**Instruction**: Count how many lines contain the word "chart". Please give only the number.

-- Begin Given material --

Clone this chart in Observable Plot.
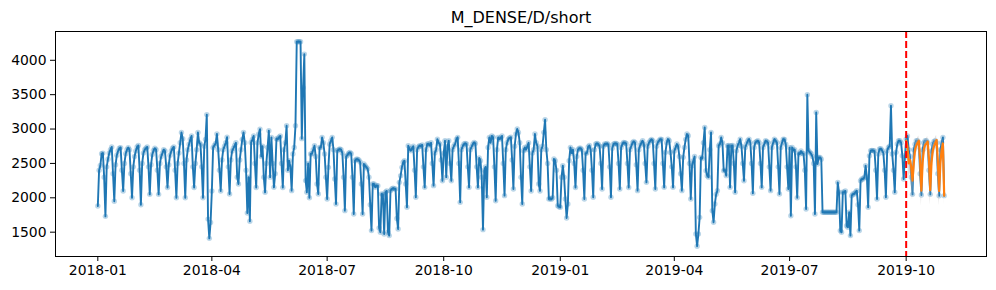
<!DOCTYPE html>
<html><head><meta charset="utf-8">
<script src="https://cdn.jsdelivr.net/npm/d3@7"></script>
<script src="https://cdn.jsdelivr.net/npm/@observablehq/plot@0.6"></script>
<style>body{margin:0;background:#fff}</style>
</head><body><div id="chart"></div>
<script>
const title = "M_DENSE/D/short";
const startDate = "2018-01-01";
const forecastStart = "2019-10-01";

// daily values, one row per week (Mon..Sun), 2018-01-01 .. 2018-04-01
const daily2018Q1 = [
  1880,2400,2470,2640,2650,2300,1730,
  2450,2560,2650,2700,2740,2350,1950,
  2480,2620,2680,2720,2730,2400,2100,
  2500,2640,2700,2730,2700,2350,2000,
  2450,2600,2680,2740,2760,2400,1900,
  2500,2650,2700,2720,2740,2450,2050,
  2480,2630,2690,2720,2700,2400,2050,
  2500,2600,2650,2700,2680,2450,2150,
  2480,2620,2680,2720,2740,2400,2000,
  2500,2650,2800,2950,2860,2500,2000,
  2550,2700,2780,2850,2900,2450,2150,
  2500,2700,2950,2800,2780,2450,2000,
  2750,2850,3210,1690,1410,1640,2100
];
// 2018-04-02 .. 2018-07-01
const daily2018Q2 = [
  2730,2760,2790,2930,2700,2400,2100,
  2550,2700,2750,2800,2880,2450,2056,
  2550,2680,2720,2760,2800,2300,2200,
  2550,2700,2850,2952,2800,2400,1780,
  2300,1660,2806,2850,2900,2500,2150,
  2800,2927,2999,2600,2750,2300,2080,
  2500,2733,2976,2300,2879,2500,2152,
  2350,2860,2850,2880,2900,2500,2150,
  2700,2800,3048,2400,2540,2450,2104,
  2637,2733,3048,4270,4270,4270,4270,
  2860,3600,4090,2250,2080,2500,2000,
  2637,2640,2700,2757,2600,2201,2056,
  2733,2730,2879,2800,2637,2300,1983
];
// 2018-07-02 .. 2018-09-30
const daily2018Q3 = [
  2443,2780,2830,2879,2700,2273,1910,
  2685,2700,2709,2700,2650,2300,1813,
  2600,2620,2650,2660,2640,2300,1765,
  2540,2560,2560,2550,2520,2200,1765,
  2491,2467,2443,2420,2300,1900,1523,
  2201,2200,2152,2180,2177,1560,1499,
  2056,2050,1474,2080,2100,1500,1450,
  2104,2128,2140,2130,2128,1700,1547,
  2225,2322,2443,2516,2540,2200,1862,
  2758,2709,2685,2720,2750,2400,2007,
  2700,2740,2758,2750,2770,2450,2152,
  2700,2782,2782,2760,2800,2500,2177,
  2650,2700,2854,2800,2780,2550,2249
];
// 2018-10-01 .. 2018-12-30
const daily2018Q4 = [
  2650,2830,2300,2750,2830,2500,2249,
  2700,2750,2782,2850,2879,2500,1934,
  2700,2750,2782,2790,2782,2450,2152,
  2700,2740,2780,2806,2790,2450,2152,
  2580,2540,2300,1537,2400,2450,2007,
  2733,2879,2800,2900,2880,2450,1958,
  2700,2879,2850,2870,2900,2500,2031,
  2700,2800,2854,2870,2880,2550,2128,
  2750,2927,3000,2950,2800,2300,1910,
  2685,2733,2700,2750,2800,2450,2100,
  2650,2700,2927,2800,2750,2201,2100,
  2700,2750,2952,3135,2700,2500,1983,
  1990,1980,2000,2564,2540,2400,1886
];
// 2018-12-31 .. 2019-03-31
const daily2019Q1 = [
  1870,1862,2298,2467,2300,1983,1707,
  1910,2540,2733,2650,2700,2500,2150,
  2600,2700,2720,2720,2700,2400,1983,
  2650,2650,2740,2760,2700,2400,2007,
  2700,2782,2790,2780,2750,2500,2128,
  2750,2782,2780,2790,2770,2450,2007,
  2720,2780,2790,2790,2780,2500,2128,
  2730,2780,2806,2800,2790,2500,2150,
  2700,2750,2800,2820,2800,2480,2104,
  2700,2760,2800,2830,2780,2500,2225,
  2750,2800,2830,2850,2830,2500,2128,
  2750,2806,2830,2854,2850,2500,2152,
  2661,2800,2854,2830,2660,2450,2152
];
// 2019-04-01 .. 2019-06-30
const daily2019Q2 = [
  2680,2730,2782,2750,2600,2350,2104,
  2588,2733,2850,2927,2903,2500,1983,
  2467,2540,2600,1474,1295,1474,1716,
  2588,2570,2800,3024,2394,2322,2300,
  2700,2951,1813,1644,1910,2050,2104,
  2758,2782,2879,2800,2394,2400,2322,
  2758,2760,2152,2758,2760,2500,2080,
  2685,2758,2800,2854,2750,2500,2249,
  2733,2782,2830,2854,2800,2500,2065,
  2733,2806,2820,2830,2800,2500,2152,
  2733,2780,2830,2820,2800,2450,2104,
  2733,2800,2854,2830,2800,2450,2055,
  2733,2800,2854,2850,2780,2450,2128
];
// 2019-07-01 .. 2019-09-30
const daily2019Q3 = [
  2730,1740,2733,2690,2700,2450,2000,
  2650,2637,2680,2650,2640,2400,1837,
  3499,2685,2661,2640,2600,2500,1765,
  3242,2491,2588,2588,2560,1790,1790,
  1790,1790,1790,1790,1790,1790,1790,
  1790,1790,1790,2225,2080,1523,1498,
  2080,2080,2100,1595,1571,1789,1450,
  2031,2055,2055,2080,2104,1900,1523,
  2249,2273,2273,2298,2467,2300,1862,
  2612,2685,2690,2685,2680,2400,1983,
  2637,2709,2715,2690,2650,2400,2007,
  2685,2733,2750,3339,2637,2400,2080,
  2661,2782,2830,2830,2800,2612,2273,
  2588
];
// 2019-10-01 .. 2019-10-31 (actual)
const daily2019Oct = [
  2854,2900,2700,2600,2300,2050,
  2700,2780,2830,2830,2800,2350,2040,
  2700,2800,2830,2830,2800,2400,2050,
  2680,2780,2820,2830,2800,2350,2030,
  2700,2800,2878,2031
];
// forecast 2019-10-01 .. 2019-10-31
const forecastMedian = [
  2830,2750,2500,2550,2450,2249,
  2500,2700,2760,2800,2830,2550,2104,
  2520,2710,2770,2790,2820,2560,2110,
  2510,2690,2750,2800,2840,2540,2100,
  2500,2700,2790,2031
];
const forecastLower = [
  2700,2600,2300,2360,2220,1960,
  2300,2560,2640,2690,2710,2330,1880,
  2320,2570,2650,2680,2700,2340,1890,
  2310,2550,2630,2690,2720,2320,1880,
  2300,2560,2660,1900
];
const forecastUpper = [
  2900,2830,2600,2640,2550,2360,
  2600,2780,2830,2870,2900,2650,2220,
  2620,2790,2840,2860,2890,2660,2230,
  2610,2770,2820,2870,2910,2640,2220,
  2600,2780,2860,2140
];
const yTicks = [1500, 2000, 2500, 3000, 3500, 4000];
const xTickLabels = ["2018-01","2018-04","2018-07","2018-10","2019-01","2019-04","2019-07","2019-10"];

const allValues = [...daily2018Q1, ...daily2018Q2, ...daily2018Q3, ...daily2018Q4,
                   ...daily2019Q1, ...daily2019Q2, ...daily2019Q3, ...daily2019Oct];
const t0 = new Date(startDate);
const actual = allValues.map((v, i) => ({date: d3.utcDay.offset(t0, i), value: v}));
const f0 = new Date(forecastStart);
const fc = forecastMedian.map((v, i) => ({date: d3.utcDay.offset(f0, i), median: v, lo: forecastLower[i], hi: forecastUpper[i]}));

const tEnd = actual[actual.length - 1].date;
const span = (tEnd - t0) * 0.05;
const xDomain = [new Date(+t0 - span), new Date(+tEnd + span)];
const vMin = d3.min(allValues), vMax = d3.max(allValues);
const ySpan = (vMax - vMin) * 0.05;
const xTicks = xTickLabels.map(s => new Date(s + "-01"));

const chart = Plot.plot({
  width: 996, height: 290,
  marginLeft: 55, marginRight: 10, marginTop: 31, marginBottom: 34,
  style: {fontFamily: "DejaVu Sans", fontSize: "13.9px", background: "white", color: "black"},
  x: {type: "utc", domain: xDomain, ticks: xTicks, tickFormat: d3.utcFormat("%Y-%m"), tickSize: 5, tickPadding: 4, label: null},
  y: {domain: [vMin - ySpan, vMax + ySpan], ticks: yTicks, tickFormat: d3.format("d"), tickSize: 5, tickPadding: 4, label: null},
  marks: [
    Plot.dot(actual, {x: "date", y: "value", r: 2.7, fill: "#1f77b4", fillOpacity: 0.3, stroke: "none"}),
    Plot.lineY(actual, {x: "date", y: "value", stroke: "#1f77b4", strokeWidth: 1.9}),
    Plot.areaY(fc, {x: "date", y1: "lo", y2: "hi", fill: "#b8b8b8", fillOpacity: 0.45}),
    Plot.lineY(fc, {x: "date", y: "median", stroke: "#ff7f0e", strokeWidth: 2.2}),
    Plot.ruleX([f0], {stroke: "red", strokeWidth: 2, strokeDasharray: "7,3"}),
    Plot.frame({stroke: "black", strokeWidth: 1}),
    Plot.text([title], {frameAnchor: "top", dy: -9, lineAnchor: "bottom", fontSize: 16, text: d => d})
  ]
});
document.getElementById("chart").appendChild(chart);
</script>
</body></html>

-- End Given material --

**Solution to the exercise**: 4